EXERCISE REQUIREMENTS:
Provide an exact copy of the data, excluding the images.

begin

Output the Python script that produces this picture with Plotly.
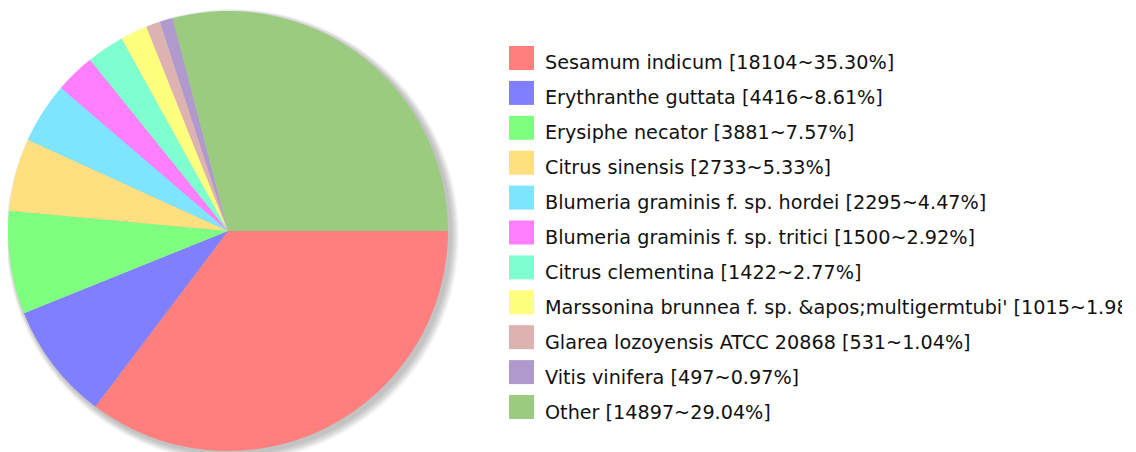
import plotly.graph_objects as go

OFF = 8               # browser body margin
W, H = 1114, 444      # figure size (right edge clips text like the reference)

species = [
    "Sesamum indicum",
    "Erythranthe guttata",
    "Erysiphe necator",
    "Citrus sinensis",
    "Blumeria graminis f. sp. hordei",
    "Blumeria graminis f. sp. tritici",
    "Citrus clementina",
    "Marssonina brunnea f. sp. &apos;multigermtubi'",
    "Glarea lozoyensis ATCC 20868",
    "Vitis vinifera",
    "Other",
]
counts = [18104, 4416, 3881, 2733, 2295, 1500, 1422, 1015, 531, 497, 14897]
percents = ["35.30%", "8.61%", "7.57%", "5.33%", "4.47%", "2.92%", "2.77%",
            "1.98%", "1.04%", "0.97%", "29.04%"]
colors = ["#FF7F7F", "#7F7FFF", "#7FFF7F", "#FFDF7F", "#7FE5FF", "#FF7FFF",
          "#7FFFCF", "#FFFF7F", "#DFB2B2", "#B09ACD", "#9BCB7F"]

legend_labels = [f"{s} [{c}~{p}]" for s, c, p in zip(species, counts, percents)]

# pie geometry (screen pixels)
cx, cy, r = 228, 231, 220

def px(x):
    return (x - OFF) / W

def py(y):
    return 1 - (y - OFF) / H

fig = go.Figure()
fig.add_trace(go.Pie(
    labels=legend_labels,
    values=counts,
    marker=dict(colors=colors, line=dict(width=0)),
    sort=False,
    direction="clockwise",
    rotation=90,
    textinfo="none",
    showlegend=False,
    domain=dict(x=[px(cx - r), px(cx + r)], y=[py(cy + r), py(cy - r)]),
))

shapes = []
# soft drop shadow
for k in range(8, 0, -1):
    shapes.append(dict(
        type="circle", xref="paper", yref="paper", layer="below",
        x0=px(cx - r + 2 - k * 0.5), x1=px(cx + r + 3 + k),
        y0=py(cy + r + 3 + k), y1=py(cy - r + 2 - k * 0.5),
        fillcolor="rgba(0,0,0,0.03)", line=dict(width=0),
    ))

annotations = []
sq_x0, sq_size, top0, step = 509, 25, 46, 34.9
for i, (lab, col) in enumerate(zip(legend_labels, colors)):
    t = top0 + i * step
    shapes.append(dict(
        type="rect", xref="paper", yref="paper",
        x0=px(sq_x0), x1=px(sq_x0 + sq_size), y0=py(t + sq_size - 1), y1=py(t),
        fillcolor=col, line=dict(width=0),
    ))
    annotations.append(dict(
        text=lab, xref="paper", yref="paper", x=px(543), y=py(t + 17),
        xanchor="left", yanchor="middle", showarrow=False,
        font=dict(family="DejaVu Sans", size=19.2, color="#111111"),
    ))

fig.update_layout(
    width=W, height=H,
    margin=dict(l=0, r=0, t=0, b=0),
    paper_bgcolor="white", plot_bgcolor="white",
    shapes=shapes, annotations=annotations,
)

fig.write_html("out.html")
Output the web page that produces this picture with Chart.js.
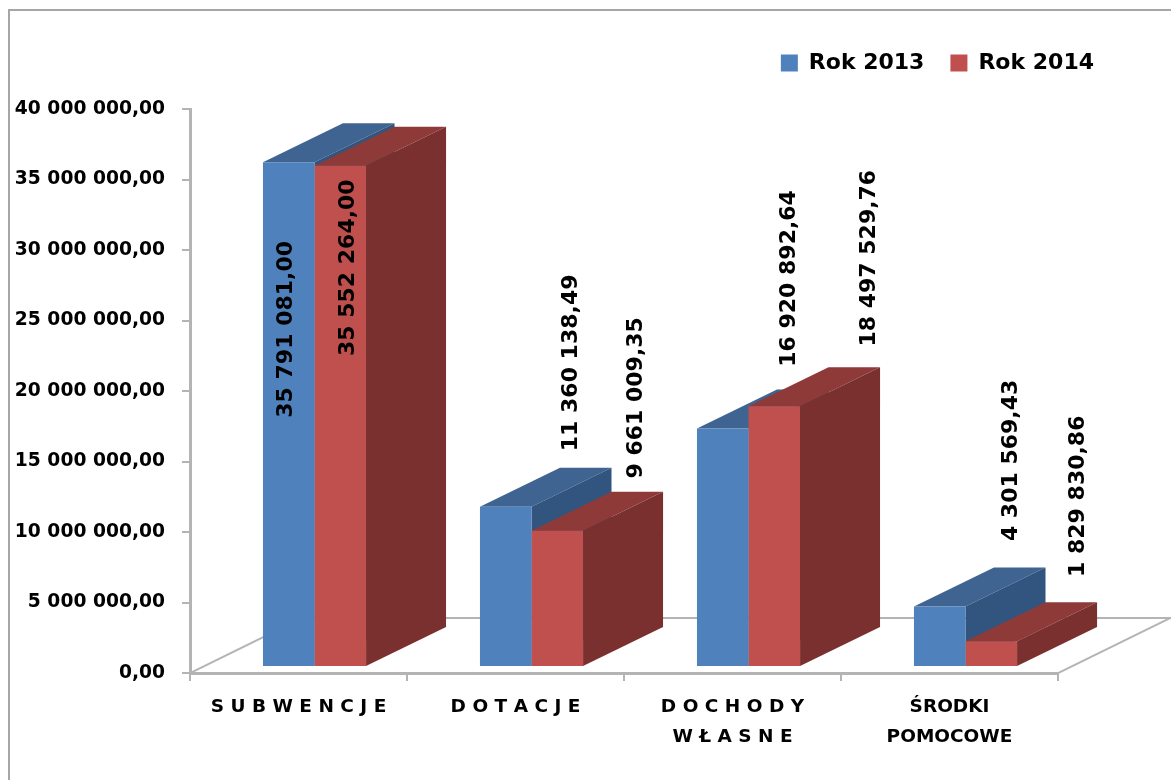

end

SOLUTION TO THIS TASK:
Output the Python script that produces this picture with Plotly.
import plotly.graph_objects as go

OFF = 8               # browser body margin
W, H = 1114, 444      # figure size (right edge clips text like the reference)

species = [
    "Sesamum indicum",
    "Erythranthe guttata",
    "Erysiphe necator",
    "Citrus sinensis",
    "Blumeria graminis f. sp. hordei",
    "Blumeria graminis f. sp. tritici",
    "Citrus clementina",
    "Marssonina brunnea f. sp. &apos;multigermtubi'",
    "Glarea lozoyensis ATCC 20868",
    "Vitis vinifera",
    "Other",
]
counts = [18104, 4416, 3881, 2733, 2295, 1500, 1422, 1015, 531, 497, 14897]
percents = ["35.30%", "8.61%", "7.57%", "5.33%", "4.47%", "2.92%", "2.77%",
            "1.98%", "1.04%", "0.97%", "29.04%"]
colors = ["#FF7F7F", "#7F7FFF", "#7FFF7F", "#FFDF7F", "#7FE5FF", "#FF7FFF",
          "#7FFFCF", "#FFFF7F", "#DFB2B2", "#B09ACD", "#9BCB7F"]

legend_labels = [f"{s} [{c}~{p}]" for s, c, p in zip(species, counts, percents)]

# pie geometry (screen pixels)
cx, cy, r = 228, 231, 220

def px(x):
    return (x - OFF) / W

def py(y):
    return 1 - (y - OFF) / H

fig = go.Figure()
fig.add_trace(go.Pie(
    labels=legend_labels,
    values=counts,
    marker=dict(colors=colors, line=dict(width=0)),
    sort=False,
    direction="clockwise",
    rotation=90,
    textinfo="none",
    showlegend=False,
    domain=dict(x=[px(cx - r), px(cx + r)], y=[py(cy + r), py(cy - r)]),
))

shapes = []
# soft drop shadow
for k in range(8, 0, -1):
    shapes.append(dict(
        type="circle", xref="paper", yref="paper", layer="below",
        x0=px(cx - r + 2 - k * 0.5), x1=px(cx + r + 3 + k),
        y0=py(cy + r + 3 + k), y1=py(cy - r + 2 - k * 0.5),
        fillcolor="rgba(0,0,0,0.03)", line=dict(width=0),
    ))

annotations = []
sq_x0, sq_size, top0, step = 509, 25, 46, 34.9
for i, (lab, col) in enumerate(zip(legend_labels, colors)):
    t = top0 + i * step
    shapes.append(dict(
        type="rect", xref="paper", yref="paper",
        x0=px(sq_x0), x1=px(sq_x0 + sq_size), y0=py(t + sq_size - 1), y1=py(t),
        fillcolor=col, line=dict(width=0),
    ))
    annotations.append(dict(
        text=lab, xref="paper", yref="paper", x=px(543), y=py(t + 17),
        xanchor="left", yanchor="middle", showarrow=False,
        font=dict(family="DejaVu Sans", size=19.2, color="#111111"),
    ))

fig.update_layout(
    width=W, height=H,
    margin=dict(l=0, r=0, t=0, b=0),
    paper_bgcolor="white", plot_bgcolor="white",
    shapes=shapes, annotations=annotations,
)

fig.write_html("out.html")
Output the web page that produces this picture with Chart.js.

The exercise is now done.